VALERIA PARRELLA, IL VERDETTO – LA NAVE DI TESEO, MILANO 2020 (ebook)

Nome omen, dicevano gli antichi, e il nome dei due protagonisti del racconto di Valeria Parrella rispecchia il destino tragico di due eroi del mito, raccontati sia da Omero sia dai tragici greci e latini. Ne Il verdetto, Clitemnestra e Agamennone ripercorrono i passi dei loro omonimi classici, ripetendone passioni, rancori, tradimenti, vendette e morte.

Il testo è una rielaborazione dell’atto unico rappresentato nel 2007 allo Stabile Mercadante di Napoli con la regia di Mario Martone: un monologo femminile interrotto da brevi interventi della voce maschile, talvolta modulati su testi di canzoni partenopee. Nell’introduzione l’autrice precisa che l’intreccio della vicenda non è tratto dalla cronaca, né va letto come puro rifacimento della leggenda: risponde invece all’esigenza di indicare motivazioni più universali, tratteggiando il nodo che lega indissolubilmente due amanti in un rapporto masochistico di dipendenza reciproca, di gelosia e sacrificio.

Clitemnestra è una liceale di estrazione borghese che si innamora di un piccolo camorrista, e sfidando l’anatema familiare e la riprovazione cittadina, lo sposa e diventa la madre dei suoi tre figli. Nella sua scelta è spinta non solo dall’attrazione fisica (“certe spalle così larghe e certi occhi così profondi”), ma anche dal fascino esercitato dalla durezza dell’ambiente popolare, grossolano e brutale, in cui si inserisce. (“Tutto ‘sto teatro me piaceva”). Agamennone in poco tempo si impone come boss nel cerchio malavitoso, divenendone ‘o re, mentre a Clitennestra, così forbita nell’esprimersi, così diversa da tutte le altre donne del clan, subito viene riconosciuto il ruolo di regina. La coppia, a prima vista tanto male assortita, si trasferisce sulle pendici del Vesuvio, in una “villa troppo bella, isolata, alta, che dominava e doveva dare l’impressione di dominare”.

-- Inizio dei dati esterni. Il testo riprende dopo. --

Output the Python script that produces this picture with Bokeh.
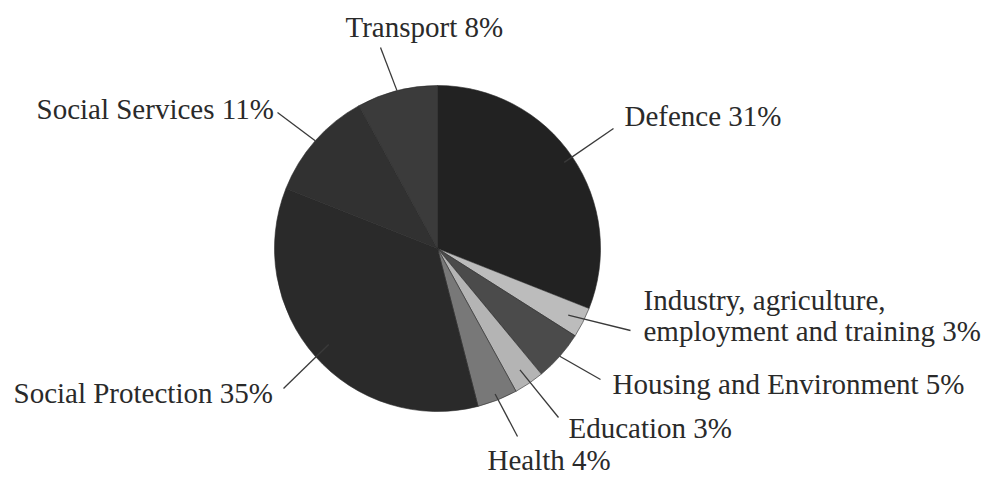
import math
from bokeh.plotting import figure
from bokeh.models import Range1d, ColumnDataSource
from bokeh.core.properties import value
from bokeh.embed import file_html
from bokeh.resources import INLINE

# ---- data ----
categories = ["Defence", "Industry, agriculture,\nemployment and training", "Housing and Environment",
              "Education", "Health", "Social Protection", "Social Services", "Transport"]
shares = [31, 3, 5, 3, 4, 35, 11, 8]
colors = ["#222222", "#bcbcbc", "#4b4b4b", "#b4b4b4", "#787878", "#2a2a2a", "#313131", "#3b3b3b"]

# ---- layout (image pixel coords: x, baseline y) ----
IMG_W, IMG_H = 997, 477
FIG_W, FIG_H = 997, 477
CX, CY, R = 437, 248, 163
label_pos = [(624, 125), (643, 309), (612, 393), (568, 437), (487, 469), (13, 402), (36, 118), (345, 36)]
leader_out = [(613, 128), (630, 330), (600, 379), (558, 417), (517, 436), (283, 388), (277, 112), (380, 47)]
leader_rf = [0.94, 0.90, 1.0, 0.90, 0.96, 0.89, 1.0, 1.0]
LINE_H = 31
TEXT_SHIFT = 10  # renderer draws alphabetic baseline lower; compensate

p = figure(width=FIG_W, height=FIG_H, output_backend="svg", toolbar_location=None,
           x_range=Range1d(0, FIG_W), y_range=Range1d(IMG_H - FIG_H, IMG_H),
           x_axis_location=None, y_axis_location=None,
           min_border=0, outline_line_color=None)
p.grid.visible = False
p.background_fill_color = "white"

total = sum(shares)
starts, ends, mids = [], [], []
acc = 0.0
for s in shares:
    a0 = acc / total * 360
    acc += s
    a1 = acc / total * 360
    starts.append(math.radians(90 - a0))
    ends.append(math.radians(90 - a1))
    mids.append(math.radians(90 - (a0 + a1) / 2))

src = ColumnDataSource(dict(x=[CX] * len(shares), y=[IMG_H - CY] * len(shares),
                            start=starts, end=ends, color=colors))
p.wedge(x="x", y="y", radius=R, start_angle="start", end_angle="end", direction="clock",
        fill_color="color", line_color="#2a2a2a", line_width=0.6, source=src)

# leaders
x0s, y0s, x1s, y1s = [], [], [], []
for m, (ox, oy), rf in zip(mids, leader_out, leader_rf):
    x0s.append(ox); y0s.append(IMG_H - oy)
    x1s.append(CX + R * rf * math.cos(m)); y1s.append(IMG_H - CY + R * rf * math.sin(m))
p.segment(x0=x0s, y0=y0s, x1=x1s, y1=y1s, line_color="#3a3a3a", line_width=1.3)

# labels
tx, ty, tt = [], [], []
for cat, s, (lx, ly) in zip(categories, shares, label_pos):
    lines = f"{cat} {s}%".split("\n")
    for i, ln in enumerate(lines):
        tx.append(lx); ty.append(IMG_H - (ly + i * LINE_H - TEXT_SHIFT)); tt.append(ln)
p.text(x=tx, y=ty, text=tt, text_font=value("Liberation Serif"), text_font_size="29px",
       text_color="#2a2a2a", text_align="left", text_baseline="alphabetic")

open("out.html", "w").write(file_html(p, INLINE))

Lui però era sempre assente, impegnato in azioni di fuoco che lo portavano lontano, in missioni segrete da cui tornava sempre più rabbuiato e invelenito, sempre più cattivo: “D’accordo: mancava. Mancava sempre dal letto, da casa, dalla città. Finiva n galera, usciva, partiva, scompariva per giorni e neppure io, la moglie, dovevo sapere che fine aveva fatto. Ma quando tornava, allora era Agamennone che tornava… era Agamennone che mi dormiva affianco… lui era Agamennone, e io la femmina sua, il mio utero per moltiplicare la sua immagine”. Quando la guerra di camorra si fa più feroce, la prima vittima in famiglia è la giovane figlia, Ifigenia come la vergine adolescente del mito: ne derivano uccisioni e vendette, fughe, sparizioni. La separazione, l’esilio e il silenzio durano dieci anni. Entrano in gioco i reciproci amanti, Cassandra ed Egisto, il rancore e la rabbia soffocano qualsiasi altro sentimento, fino all’inevitabile e sanguinoso epilogo: “Così io sono stata Clitemnestra che amava e Clitemnestra che ama. Io sono Clitemnestra che ha aspettato, Clitemnestra che correva in avanti a costruire muri contro Agamennone e Clitemnestra che vorrebbe tornare indietro. Nulla di quello che ho fatto ha avuto senso se non in me, tutto è stato governato da Necessità eppure nulla è stato scelto, eppure nulla rinnego”.

In un crescendo di pathos che mantiene qualcosa dell’epos tragico, Valeria Parrella fa della protagonista una vittima del fato e della passione più ottenebrante: “uccidendo Agamennone, uno e unico ho versato il Mio sangue, perché è a me che ho tolto la vita”.

A questo punto, ogni applicazione della giustizia umana risulta sterile e assurda, perché la condanna è ovviamente auto-inflitta ed eterna.